_Requirements_
Return only the lines from the top of the data down to the one that holds "from matplotlib.ticker import MultipleLocator", both included, without any pictures.
— Begin —
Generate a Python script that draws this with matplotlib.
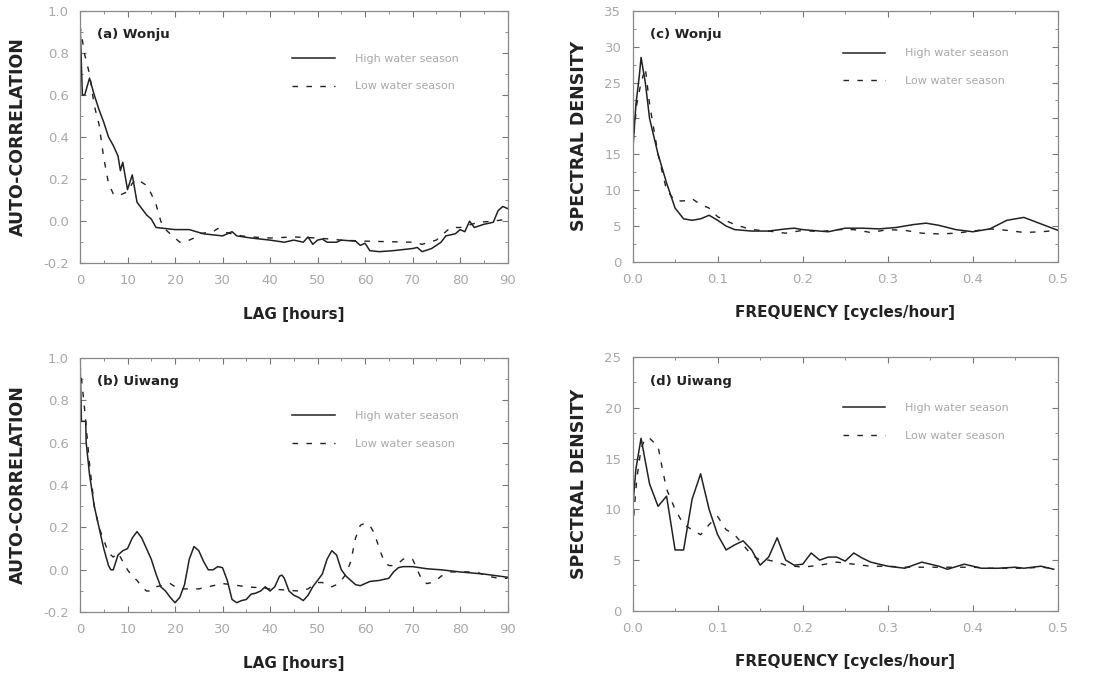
import matplotlib.pyplot as plt
from matplotlib.ticker import MultipleLocator

# (a) Wonju auto-correlation
lag_a_high = [0, 0.5, 1, 2, 3, 4, 5, 6, 7, 8, 8.5, 9, 10, 11, 12, 13, 14, 15, 16, 18, 20, 23,
              26, 30, 32, 33, 36, 40, 43, 45, 47, 48, 49, 50, 51, 52, 54, 55, 58, 59, 60, 61,
              63, 66, 68, 70, 71, 72, 74, 76, 77, 79, 80, 81, 82, 83, 85, 87, 88, 89, 90]
acf_a_high = [0.95, 0.6, 0.6, 0.68, 0.6, 0.53, 0.47, 0.4, 0.36, 0.31, 0.24, 0.28, 0.15, 0.22,
              0.09, 0.06, 0.03, 0.01, -0.03, -0.035, -0.04, -0.04, -0.06, -0.07, -0.05, -0.07,
              -0.08, -0.09, -0.1, -0.09, -0.1, -0.075, -0.11, -0.09, -0.085, -0.1, -0.1, -0.09,
              -0.095, -0.115, -0.105, -0.14, -0.145, -0.14, -0.135, -0.13, -0.125, -0.145,
              -0.13, -0.1, -0.07, -0.06, -0.04, -0.05, 0.0, -0.03, -0.015, -0.005, 0.05, 0.07,
              0.06]
lag_a_low = [0, 1, 2, 3, 4, 5, 6, 7, 8, 10, 11, 12, 14, 15, 16, 17, 18, 19, 21, 22, 24, 25,
             28, 29, 30, 34, 36, 40, 45, 50, 55, 60, 70, 72, 75, 78, 80, 84, 87, 90]
acf_a_low = [0.93, 0.79, 0.7, 0.55, 0.46, 0.3, 0.18, 0.13, 0.12, 0.14, 0.18, 0.2, 0.17, 0.13,
             0.08, 0.0, -0.04, -0.06, -0.1, -0.1, -0.08, -0.06, -0.05, -0.035, -0.05, -0.07,
             -0.075, -0.08, -0.075, -0.08, -0.09, -0.095, -0.1, -0.11, -0.09, -0.03, -0.03,
             -0.005, 0.0, 0.01]

# (b) Uiwang auto-correlation
lag_b_high = [0, 0.3, 1.2, 1.3, 2, 3, 4, 5, 6, 6.5, 7, 8, 9, 10, 11, 12, 13, 14, 15, 16, 17,
              18, 19, 20, 21, 22, 23, 24, 25, 26, 27, 28, 29, 30, 31, 32, 33, 34, 35, 36, 37,
              38, 39, 40, 41, 42, 42.5, 43, 44, 45, 46, 47, 48, 49, 50, 51, 52, 53, 54, 55,
              56, 57, 58, 59, 60, 61, 63, 65, 66, 67, 68, 70, 73, 76, 80, 85, 90]
acf_b_high = [1.0, 0.7, 0.7, 0.6, 0.45, 0.3, 0.2, 0.1, 0.02, 0.0, 0.0, 0.07, 0.09, 0.1, 0.15,
              0.18, 0.15, 0.1, 0.05, -0.02, -0.08, -0.1, -0.13, -0.155, -0.13, -0.07, 0.05,
              0.11, 0.09, 0.04, 0.0, 0.0, 0.015, 0.01, -0.05, -0.14, -0.155, -0.145, -0.14,
              -0.115, -0.11, -0.1, -0.08, -0.1, -0.08, -0.03, -0.025, -0.04, -0.1, -0.12,
              -0.13, -0.145, -0.12, -0.08, -0.05, -0.02, 0.05, 0.09, 0.07, 0.0, -0.03, -0.05,
              -0.07, -0.075, -0.065, -0.055, -0.05, -0.04, -0.01, 0.01, 0.015, 0.015, 0.005,
              0.0, -0.01, -0.02, -0.035]
lag_b_low = [0, 1, 2, 3, 4, 5, 6, 7, 8, 9, 10, 11, 12, 13, 14, 15, 16, 18, 19, 20, 21, 23, 25,
             27, 29, 30, 32, 35, 38, 40, 43, 46, 48, 50, 51, 52, 53, 54, 55, 56, 57, 58, 59,
             60, 61, 62, 63, 64, 65, 66, 67, 68, 69, 70, 71, 72, 73, 74, 75, 76, 78, 80, 82,
             84, 86, 88, 90]
acf_b_low = [0.97, 0.75, 0.5, 0.3, 0.2, 0.14, 0.08, 0.06, 0.08, 0.04, 0.0, -0.03, -0.05,
             -0.08, -0.1, -0.1, -0.08, -0.07, -0.065, -0.08, -0.09, -0.09, -0.09, -0.08,
             -0.07, -0.065, -0.07, -0.08, -0.085, -0.09, -0.095, -0.1, -0.09, -0.06, -0.06,
             -0.07, -0.08, -0.07, -0.05, -0.02, 0.04, 0.15, 0.21, 0.22, 0.21, 0.17, 0.1, 0.04,
             0.02, 0.02, 0.03, 0.05, 0.055, 0.05, 0.0, -0.05, -0.065, -0.06, -0.05, -0.03,
             -0.01, -0.01, -0.01, -0.015, -0.03, -0.04, -0.04]

# (c) Wonju spectral density
freq_c_high = [0, 0.004, 0.008, 0.01, 0.015, 0.02, 0.03, 0.04, 0.05, 0.06, 0.07, 0.08, 0.09,
               0.1, 0.11, 0.12, 0.14, 0.16, 0.18, 0.19, 0.2, 0.23, 0.25, 0.27, 0.29, 0.31,
               0.33, 0.345, 0.36, 0.38, 0.4, 0.42, 0.44, 0.46, 0.48, 0.5]
spec_c_high = [15, 22, 26, 28.5, 25, 20, 15, 11, 7.5, 6.0, 5.8, 6.0, 6.5, 5.8, 5.0, 4.5, 4.3,
               4.3, 4.6, 4.7, 4.5, 4.2, 4.7, 4.7, 4.6, 4.8, 5.2, 5.4, 5.1, 4.5, 4.2, 4.6, 5.8,
               6.2, 5.3, 4.4]
freq_c_low = [0, 0.005, 0.01, 0.015, 0.02, 0.03, 0.04, 0.05, 0.06, 0.07, 0.08, 0.09, 0.1,
              0.12, 0.14, 0.16, 0.18, 0.2, 0.22, 0.24, 0.26, 0.28, 0.3, 0.32, 0.34, 0.36,
              0.38, 0.4, 0.42, 0.44, 0.46, 0.48, 0.5]
spec_c_low = [16, 22, 25, 27, 22, 15, 10, 8.5, 8.5, 8.8, 8.0, 7.5, 6.3, 5.2, 4.5, 4.3, 4.0,
              4.4, 4.2, 4.5, 4.5, 4.1, 4.5, 4.4, 4.0, 3.9, 4.0, 4.3, 4.6, 4.4, 4.1, 4.2, 4.4]

# (d) Uiwang spectral density
freq_d_high = [0, 0.004, 0.008, 0.01, 0.02, 0.03, 0.04, 0.05, 0.06, 0.07, 0.08, 0.09, 0.1,
               0.11, 0.12, 0.13, 0.14, 0.15, 0.16, 0.17, 0.18, 0.19, 0.2, 0.21, 0.22, 0.23,
               0.24, 0.25, 0.26, 0.27, 0.28, 0.3, 0.32, 0.34, 0.36, 0.37, 0.39, 0.41, 0.43,
               0.45, 0.46, 0.48, 0.495]
spec_d_high = [10, 14, 16, 17, 12.5, 10.3, 11.3, 6, 6, 11, 13.5, 10, 7.5, 6.0, 6.5, 6.9, 6.0,
               4.5, 5.3, 7.2, 5.0, 4.5, 4.6, 5.7, 5.0, 5.3, 5.3, 4.9, 5.7, 5.2, 4.8, 4.4, 4.2,
               4.8, 4.4, 4.1, 4.6, 4.2, 4.2, 4.3, 4.2, 4.4, 4.1]
freq_d_low = [0, 0.005, 0.01, 0.015, 0.02, 0.03, 0.035, 0.04, 0.05, 0.06, 0.07, 0.08, 0.09,
              0.1, 0.11, 0.12, 0.13, 0.14, 0.15, 0.16, 0.17, 0.18, 0.2, 0.22, 0.24, 0.26,
              0.28, 0.3, 0.32, 0.34, 0.36, 0.38, 0.4, 0.42, 0.44, 0.46, 0.48, 0.495]
spec_d_low = [8, 13, 16, 17, 17, 16.2, 14, 12, 10, 8.5, 8.0, 7.5, 8.5, 9.3, 8.0, 7.5, 6.5,
              5.5, 5.0, 5.0, 4.8, 4.5, 4.3, 4.5, 4.8, 4.6, 4.4, 4.4, 4.3, 4.3, 4.3, 4.3, 4.3,
              4.2, 4.2, 4.2, 4.3, 4.2]

LINE = "#222222"
GREY = "#a8a8a8"
DASH = (0, (4, 6))

fig = plt.figure(figsize=(11.02, 6.75), dpi=100)

panels = [
    # rect, label, data, ylim, ystep, xlim, xstep, ylabel, xlabel, legend top
    ([0.0726, 0.610, 0.388, 0.374], "(a) Wonju", (lag_a_high, acf_a_high, lag_a_low, acf_a_low),
     (-0.2, 1.0), 0.2, (0, 90), 10, "AUTO-CORRELATION", "LAG [hours]", 0.83),
    ([0.0726, 0.093, 0.388, 0.377], "(b) Uiwang", (lag_b_high, acf_b_high, lag_b_low, acf_b_low),
     (-0.2, 1.0), 0.2, (0, 90), 10, "AUTO-CORRELATION", "LAG [hours]", 0.79),
    ([0.574, 0.612, 0.386, 0.372], "(c) Wonju", (freq_c_high, spec_c_high, freq_c_low, spec_c_low),
     (0, 35), 5, (0, 0.5), 0.1, "SPECTRAL DENSITY", "FREQUENCY [cycles/hour]", 0.85),
    ([0.574, 0.095, 0.386, 0.376], "(d) Uiwang", (freq_d_high, spec_d_high, freq_d_low, spec_d_low),
     (0, 25), 5, (0, 0.5), 0.1, "SPECTRAL DENSITY", "FREQUENCY [cycles/hour]", 0.82),
]

for rect, title, (xh, yh, xl, yl), ylim, ystep, xlim, xstep, ylabel, xlabel, legtop in panels:
    ax = fig.add_axes(rect)
    ax.plot(xh, yh, color=LINE, lw=1.1, label="High water season")
    ax.plot(xl, yl, color=LINE, lw=1.0, linestyle=DASH, label="Low water season")

    ax.set_xlim(*xlim)
    ax.set_ylim(*ylim)
    ax.xaxis.set_major_locator(MultipleLocator(xstep))
    ax.xaxis.set_minor_locator(MultipleLocator(xstep / 2))
    ax.yaxis.set_major_locator(MultipleLocator(ystep))
    ax.yaxis.set_minor_locator(MultipleLocator(ystep / 2))
    if xstep < 1:
        ax.xaxis.set_major_formatter(plt.FormatStrFormatter("%.1f"))
    else:
        ax.xaxis.set_major_formatter(plt.FormatStrFormatter("%d"))
    if ystep < 1:
        ax.yaxis.set_major_formatter(plt.FormatStrFormatter("%.1f"))
    else:
        ax.yaxis.set_major_formatter(plt.FormatStrFormatter("%d"))

    ax.tick_params(which="both", direction="in", top=True, right=True,
                   color="#777777", labelcolor=GREY, labelsize=9.5)
    ax.tick_params(which="major", length=4, pad=8)
    ax.tick_params(which="minor", length=2)
    for sp in ax.spines.values():
        sp.set_color("#888888")
        sp.set_linewidth(0.9)
        sp.set_linestyle((0, (1, 1)))

    ax.set_ylabel(ylabel, fontsize=12.5, fontweight="bold", color="#222222", labelpad=12)
    ax.set_xlabel(xlabel, fontsize=11, fontweight="bold", color="#222222", labelpad=14)

    ax.text(0.04, 0.905, title, transform=ax.transAxes, fontsize=9.5,
            fontweight="bold", color="#222222", va="center")

    leg = ax.legend(loc="upper right", bbox_to_anchor=(0.885, legtop), frameon=False,
                    borderpad=0, borderaxespad=0, handlelength=3.8, handletextpad=1.8,
                    labelspacing=1.6, fontsize=8)
    for t in leg.get_texts():
        t.set_color(GREY)

fig.savefig("out.png", dpi=100)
— End —
_Result of this exercise_
Generate a Python script that draws this with matplotlib.
import matplotlib.pyplot as plt
from matplotlib.ticker import MultipleLocator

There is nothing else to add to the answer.